Da mesi, gli operai dell’indotto rimasti fuori dal ciclo produttivo della raffineria di contrada Piana del Signore reclamano il rispetto dei protocolli, soprattutto sul piano dell’assorbimento della manodopera inserita nella lista di disponibilità. I lavoratori ritengono che diverse aziende, attualmente impegnate in fabbrica, utilizzino operai esterni al bacino storico. Così, tanti lasciano la città. Priolo e Milazzo in Sicilia, ma anche Livorno e Viggiano, la Malesia e il Kazakistan. Gli ex operai dell’indotto, rimasti fuori dal ciclo produttivo dopo l’avvio della fase di riconversione della raffineria, cercano impiego in altre aziende senza alcun tipo di intervento da parte di Eni. Almeno centocinquanta, tra metalmeccanici ed elettrostrumentali.
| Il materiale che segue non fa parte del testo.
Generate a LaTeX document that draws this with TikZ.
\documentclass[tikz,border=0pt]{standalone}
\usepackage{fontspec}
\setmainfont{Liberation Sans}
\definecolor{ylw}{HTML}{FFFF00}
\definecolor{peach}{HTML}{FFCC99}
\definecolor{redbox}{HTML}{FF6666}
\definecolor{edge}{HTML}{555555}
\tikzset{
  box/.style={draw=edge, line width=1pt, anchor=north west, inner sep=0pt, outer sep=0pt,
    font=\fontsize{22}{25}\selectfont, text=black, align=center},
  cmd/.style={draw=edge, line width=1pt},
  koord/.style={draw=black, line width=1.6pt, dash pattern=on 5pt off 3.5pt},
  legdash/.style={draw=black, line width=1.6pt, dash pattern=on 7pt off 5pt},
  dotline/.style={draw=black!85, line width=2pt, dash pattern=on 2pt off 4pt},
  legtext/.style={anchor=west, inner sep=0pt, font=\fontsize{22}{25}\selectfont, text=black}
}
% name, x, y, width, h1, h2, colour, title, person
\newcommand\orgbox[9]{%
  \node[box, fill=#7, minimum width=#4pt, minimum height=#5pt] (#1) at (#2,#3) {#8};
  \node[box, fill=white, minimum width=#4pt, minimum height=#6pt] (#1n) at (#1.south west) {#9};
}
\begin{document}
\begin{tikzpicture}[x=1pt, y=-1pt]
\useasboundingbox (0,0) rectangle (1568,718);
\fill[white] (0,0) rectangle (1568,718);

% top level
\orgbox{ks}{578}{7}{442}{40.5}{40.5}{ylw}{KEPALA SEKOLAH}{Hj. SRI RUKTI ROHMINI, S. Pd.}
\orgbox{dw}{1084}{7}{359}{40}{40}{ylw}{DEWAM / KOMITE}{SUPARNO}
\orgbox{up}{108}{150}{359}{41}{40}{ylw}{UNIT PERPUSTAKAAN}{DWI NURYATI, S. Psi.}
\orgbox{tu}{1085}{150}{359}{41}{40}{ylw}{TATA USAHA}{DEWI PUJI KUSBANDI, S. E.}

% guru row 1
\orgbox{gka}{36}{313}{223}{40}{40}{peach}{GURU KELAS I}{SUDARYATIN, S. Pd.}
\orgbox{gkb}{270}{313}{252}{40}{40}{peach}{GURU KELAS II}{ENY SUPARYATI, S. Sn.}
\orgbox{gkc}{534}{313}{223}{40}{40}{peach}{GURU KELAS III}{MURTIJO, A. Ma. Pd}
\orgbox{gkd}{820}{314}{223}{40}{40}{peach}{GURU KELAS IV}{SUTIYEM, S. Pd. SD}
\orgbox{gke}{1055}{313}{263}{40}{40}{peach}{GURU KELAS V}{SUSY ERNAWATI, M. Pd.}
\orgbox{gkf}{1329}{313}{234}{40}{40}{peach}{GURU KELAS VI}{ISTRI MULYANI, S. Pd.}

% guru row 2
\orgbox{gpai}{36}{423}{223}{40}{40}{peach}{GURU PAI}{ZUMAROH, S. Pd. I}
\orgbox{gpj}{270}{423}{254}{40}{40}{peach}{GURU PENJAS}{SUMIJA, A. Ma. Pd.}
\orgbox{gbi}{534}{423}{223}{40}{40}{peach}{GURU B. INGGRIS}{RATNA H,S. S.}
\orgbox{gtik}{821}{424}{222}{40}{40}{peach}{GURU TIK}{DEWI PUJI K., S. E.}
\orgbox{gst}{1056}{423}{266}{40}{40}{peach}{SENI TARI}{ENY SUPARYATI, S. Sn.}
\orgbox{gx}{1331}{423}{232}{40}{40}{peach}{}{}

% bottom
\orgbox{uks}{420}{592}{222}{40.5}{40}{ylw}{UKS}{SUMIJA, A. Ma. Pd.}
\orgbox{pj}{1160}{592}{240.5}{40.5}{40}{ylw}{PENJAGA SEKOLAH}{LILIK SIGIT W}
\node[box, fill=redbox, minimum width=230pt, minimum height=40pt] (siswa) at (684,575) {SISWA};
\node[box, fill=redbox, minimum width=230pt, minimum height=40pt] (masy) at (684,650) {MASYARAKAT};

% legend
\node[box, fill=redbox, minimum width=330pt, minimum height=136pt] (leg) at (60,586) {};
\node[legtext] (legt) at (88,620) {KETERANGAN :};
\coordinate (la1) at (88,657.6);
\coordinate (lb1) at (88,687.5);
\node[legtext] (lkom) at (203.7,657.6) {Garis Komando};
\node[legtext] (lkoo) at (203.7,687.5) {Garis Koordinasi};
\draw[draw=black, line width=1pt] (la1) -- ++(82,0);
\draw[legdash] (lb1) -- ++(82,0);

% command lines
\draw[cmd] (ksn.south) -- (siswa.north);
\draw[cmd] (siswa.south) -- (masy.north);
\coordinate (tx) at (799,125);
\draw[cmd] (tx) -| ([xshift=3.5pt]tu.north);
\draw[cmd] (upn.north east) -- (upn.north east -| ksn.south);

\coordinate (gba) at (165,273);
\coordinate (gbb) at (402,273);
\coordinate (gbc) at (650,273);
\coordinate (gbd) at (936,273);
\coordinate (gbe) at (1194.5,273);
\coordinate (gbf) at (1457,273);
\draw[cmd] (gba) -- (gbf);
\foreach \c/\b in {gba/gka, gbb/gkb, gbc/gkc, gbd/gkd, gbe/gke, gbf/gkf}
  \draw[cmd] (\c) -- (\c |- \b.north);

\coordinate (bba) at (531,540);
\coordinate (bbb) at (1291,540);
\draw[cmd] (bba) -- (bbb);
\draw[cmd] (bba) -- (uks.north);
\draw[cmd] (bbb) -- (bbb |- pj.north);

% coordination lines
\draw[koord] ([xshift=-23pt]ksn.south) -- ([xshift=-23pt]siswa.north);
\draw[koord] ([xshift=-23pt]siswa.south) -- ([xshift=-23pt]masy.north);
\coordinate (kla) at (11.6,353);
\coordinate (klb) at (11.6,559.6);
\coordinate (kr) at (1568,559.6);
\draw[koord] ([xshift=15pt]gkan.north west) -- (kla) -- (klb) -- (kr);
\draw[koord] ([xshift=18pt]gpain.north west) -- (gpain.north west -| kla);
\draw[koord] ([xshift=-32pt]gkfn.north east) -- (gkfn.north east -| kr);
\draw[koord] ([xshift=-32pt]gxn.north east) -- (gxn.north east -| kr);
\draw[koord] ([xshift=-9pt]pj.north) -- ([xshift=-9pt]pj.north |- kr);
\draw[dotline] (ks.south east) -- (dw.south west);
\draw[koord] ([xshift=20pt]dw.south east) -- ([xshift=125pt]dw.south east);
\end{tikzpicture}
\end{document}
“In realtà – spiega il segretario provinciale della Fim Cisl Angelo Sardella – l’intesa che prevedeva la possibilità che fosse Eni ad utilizzare i lavoratori dell’indotto nei propri cantieri, anche all’estero, non si è mai concretizzata. Da quanto ci risulta, sono soltanto una decina gli operai dell’indotto che hanno trovato collocazione attraverso agenzie interinali che hanno rapporti con Eni. Per il resto, invece, si tratta di lavoratori che, di propria iniziativa, cercano contatti per periodi di lavoro a tempo determinato in diversi siti, sia in Italia che all’estero. Riescono a lavorare perché dispongono di elevata professionalità. Ovviamente, si trovano anche a fronteggiare la concorrenza della manodopera di quei luoghi. Quando il lavoro c’è per tutti, allora non ci sono particolari problemi. In caso contrario, invece, si cerca sempre di tutelare i lavoratori locali”.
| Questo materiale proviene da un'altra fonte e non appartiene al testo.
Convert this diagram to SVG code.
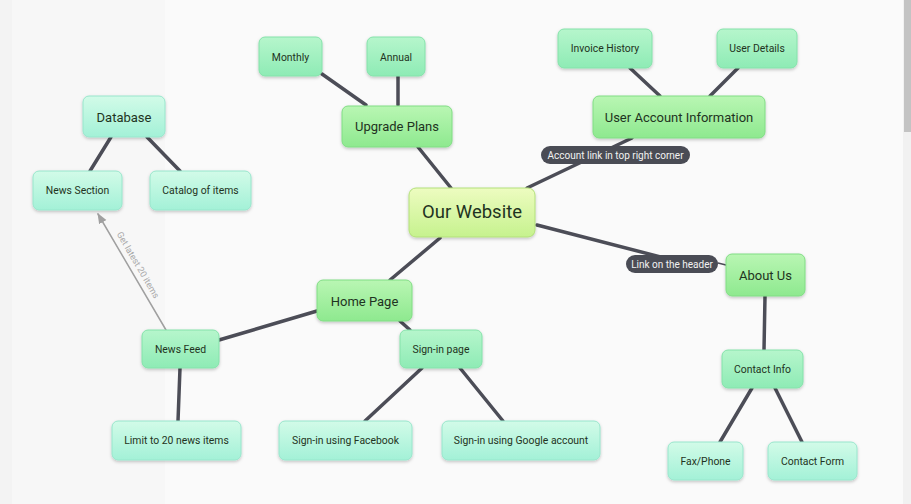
<svg xmlns="http://www.w3.org/2000/svg" width="911" height="504" viewBox="0 0 911 504">
<defs>
<linearGradient id="gCore" x1="0" y1="0" x2="0" y2="1"><stop offset="0" stop-color="#edfcc0"/><stop offset="1" stop-color="#c6f28e"/></linearGradient>
<linearGradient id="gGreen" x1="0" y1="0" x2="0" y2="1"><stop offset="0" stop-color="#b9f6b3"/><stop offset="1" stop-color="#8ee98f"/></linearGradient>
<linearGradient id="gMid" x1="0" y1="0" x2="0" y2="1"><stop offset="0" stop-color="#b6f6cc"/><stop offset="1" stop-color="#8eebb5"/></linearGradient>
<linearGradient id="gAqua" x1="0" y1="0" x2="0" y2="1"><stop offset="0" stop-color="#d2fbe8"/><stop offset="1" stop-color="#a3f1d7"/></linearGradient>
<filter id="sh" x="-20%" y="-20%" width="140%" height="150%"><feDropShadow dx="0" dy="1.5" stdDeviation="1.5" flood-color="#000" flood-opacity="0.22"/></filter>
<marker id="arr" viewBox="0 0 10 10" refX="9" refY="5" markerWidth="7" markerHeight="7" orient="auto"><path d="M0,1 L10,5 L0,9 z" fill="#a0a0a0"/></marker>
</defs>
<style>
.n rect{filter:url(#sh);stroke-width:1}
.core rect{fill:url(#gCore);stroke:#b3e07a}
.grn rect{fill:url(#gGreen);stroke:#80dd84}
.mid rect{fill:url(#gMid);stroke:#84e2aa}
.aq rect{fill:url(#gAqua);stroke:#98e6cc}
.n text{font-family:Roboto,"Liberation Sans",sans-serif;fill:#1f3321;text-anchor:middle;dominant-baseline:central}
.t11{font-size:10.4px}.t14{font-size:13px}.t18{font-size:18.5px}
.c line{stroke:#4c4d57;stroke-width:3.5;stroke-linecap:round}
.pill rect{fill:#4a4c55}
.pill text{font-family:Roboto,"Liberation Sans",sans-serif;font-size:10px;fill:#f2f2f2;text-anchor:middle;dominant-baseline:central}
</style>
<rect x="0" y="0" width="911" height="504" fill="#fafafa"/>
<rect x="0" y="0" width="165" height="504" fill="#f7f7f7"/>
<rect x="0" y="0" width="12" height="504" fill="#f3f3f3"/>
<rect x="903" y="0" width="8" height="504" fill="#f1f1f1"/>
<rect x="904" y="0" width="7" height="132" fill="#c3c3c3"/>

<g id="connectors" class="c">
<line x1="451" y1="188" x2="418" y2="147"/>
<line x1="527" y1="188" x2="632" y2="138"/>
<line x1="537" y1="225" x2="680" y2="262"/>
<line x1="718" y1="263" x2="726" y2="265" style="stroke-width:1.5"/>
<line x1="440" y1="238" x2="390" y2="280"/>
<line x1="317" y1="311" x2="219" y2="340"/>
<line x1="400" y1="321" x2="410" y2="330"/>
<line x1="180" y1="368" x2="178" y2="421"/>
<line x1="422" y1="368" x2="365" y2="421"/>
<line x1="460" y1="368" x2="503" y2="421"/>
<line x1="765" y1="296" x2="764" y2="350"/>
<line x1="752" y1="388" x2="720" y2="442"/>
<line x1="775" y1="388" x2="802" y2="442"/>
<line x1="111" y1="137" x2="90" y2="171"/>
<line x1="147" y1="137" x2="180" y2="171"/>
<line x1="322" y1="74" x2="366" y2="105"/>
<line x1="398" y1="76" x2="398" y2="105"/>
<line x1="630" y1="68" x2="660" y2="96"/>
<line x1="738" y1="68" x2="710" y2="96"/>
<line x1="166" y1="330" x2="98" y2="214" style="stroke:#a0a0a0;stroke-width:1.5" marker-end="url(#arr)"/>
<text x="138" y="265" transform="rotate(59.8 138 265)" font-family="Roboto,'Liberation Sans',sans-serif" font-size="9" fill="#a8a8a8" text-anchor="middle" dominant-baseline="central">Get latest 20 items</text>
</g>

<g id="label-account" class="pill"><rect x="541" y="146" width="149" height="18" rx="9"/><text x="615.5" y="155">Account link in top right corner</text></g>
<g id="label-header" class="pill"><rect x="626" y="255" width="92" height="18" rx="9"/><text x="672" y="264">Link on the header</text></g>

<g id="our-website" class="n core"><rect x="409" y="188" width="126" height="49" rx="7"/><text class="t18" x="472" y="212">Our Website</text></g>
<g id="upgrade-plans" class="n grn"><rect x="342" y="106" width="110" height="41" rx="6"/><text class="t14" x="397" y="126">Upgrade Plans</text></g>
<g id="monthly" class="n mid"><rect x="259" y="37" width="63" height="39" rx="6"/><text class="t11" x="290.5" y="57">Monthly</text></g>
<g id="annual" class="n mid"><rect x="367" y="37" width="58" height="39" rx="6"/><text class="t11" x="396" y="57">Annual</text></g>
<g id="user-account" class="n grn"><rect x="593" y="96" width="172" height="42" rx="6"/><text class="t14" x="679" y="117">User Account Information</text></g>
<g id="invoice-history" class="n mid"><rect x="558" y="29" width="94" height="39" rx="6"/><text class="t11" x="605" y="48">Invoice History</text></g>
<g id="user-details" class="n mid"><rect x="717" y="29" width="80" height="39" rx="6"/><text class="t11" x="757" y="48">User Details</text></g>
<g id="database" class="n aq"><rect x="83" y="96" width="82" height="41" rx="6"/><text class="t14" x="124" y="117">Database</text></g>
<g id="news-section" class="n aq"><rect x="33" y="171" width="89" height="39" rx="6"/><text class="t11" x="77.5" y="190">News Section</text></g>
<g id="catalog" class="n aq"><rect x="150" y="171" width="101" height="39" rx="6"/><text class="t11" x="200.5" y="190">Catalog of items</text></g>
<g id="home-page" class="n grn"><rect x="317" y="280" width="95" height="41" rx="6"/><text class="t14" x="364.5" y="301">Home Page</text></g>
<g id="news-feed" class="n mid"><rect x="142" y="330" width="77" height="38" rx="6"/><text class="t11" x="180.5" y="349">News Feed</text></g>
<g id="signin-page" class="n mid"><rect x="400" y="330" width="82" height="38" rx="6"/><text class="t11" x="441" y="349">Sign-in page</text></g>
<g id="limit" class="n aq"><rect x="112" y="421" width="129" height="39" rx="6"/><text class="t11" x="176.5" y="440">Limit to 20 news items</text></g>
<g id="signin-facebook" class="n aq"><rect x="279" y="421" width="133" height="39" rx="6"/><text class="t11" x="345.5" y="440">Sign-in using Facebook</text></g>
<g id="signin-google" class="n aq"><rect x="442" y="421" width="158" height="39" rx="6"/><text class="t11" x="521" y="440">Sign-in using Google account</text></g>
<g id="about-us" class="n grn"><rect x="726" y="254" width="79" height="42" rx="6"/><text class="t14" x="765.5" y="275">About Us</text></g>
<g id="contact-info" class="n mid"><rect x="722" y="350" width="81" height="38" rx="6"/><text class="t11" x="762.5" y="369">Contact Info</text></g>
<g id="fax-phone" class="n aq"><rect x="668" y="442" width="75" height="38" rx="6"/><text class="t11" x="705.5" y="461">Fax/Phone</text></g>
<g id="contact-form" class="n aq"><rect x="768" y="442" width="89" height="38" rx="6"/><text class="t11" x="812.5" y="461">Contact Form</text></g>
</svg>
I viaggi verso Roma del sindaco Domenico Messinese e del suo vice Simone Siciliano sono sempre più frequenti. La giunta, nata grillina e poi confluita nel neo movimento politico Sviluppo democratico, cerca di poter avere risposte in mano da utilizzare davanti ai lavoratori e alle loro famiglie. È stato firmato, proprio nella capitale, il piano di riconversione e riqualificazione industriale che attua nella sostanza l’Area di crisi complessa per Gela.
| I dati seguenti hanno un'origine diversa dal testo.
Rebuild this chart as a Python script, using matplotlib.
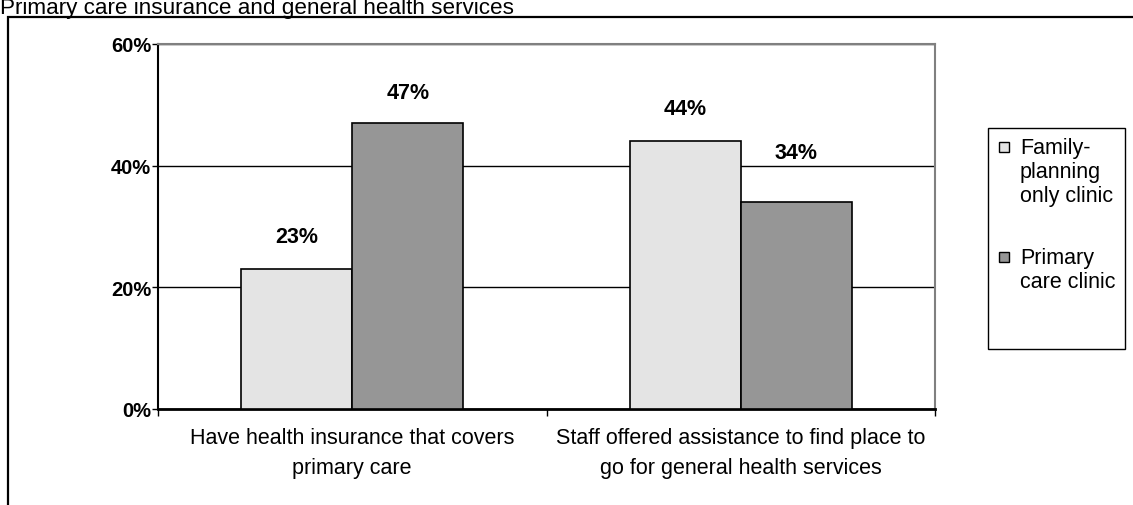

Con l’allargamento del territorio oltre i confini locali, l’area si estende per circa cinquanta chilometri e coinvolge comuni come Mazzarino, Vittoria, Caltagirone, Riesi, Caltanissetta e Piazza Armerina. Con l’allargamento, l’Area di crisi complessa di Gela diventa la più critica d’Italia e di conseguenza, almeno sulla carta, quella che dovrebbe ricevere maggiori attenzioni dal governo centrale, soprattutto in termini di investimenti. Sono quattordici, in tutta Italia, le aree di crisi complessa. È stata avviata la fase di pubblicazione di un bando, a carattere internazionale, che garantisce trenta giorni di tempo per presentare proposte di insediamento all’interno dell’area interessata nei settori delle infrastrutture, in quello portuale, logistico, dei servizi e industriale in genere. Insomma, una chiamata delle aziende che dovrebbero far risorgere Gela e il suo comprensorio, seppelliti da quello che, nell’era d’oro di Eni in città, i sociologi Eyvind Hytten e Marco Marchioni già chiamavano “industrializzazione senza sviluppo”.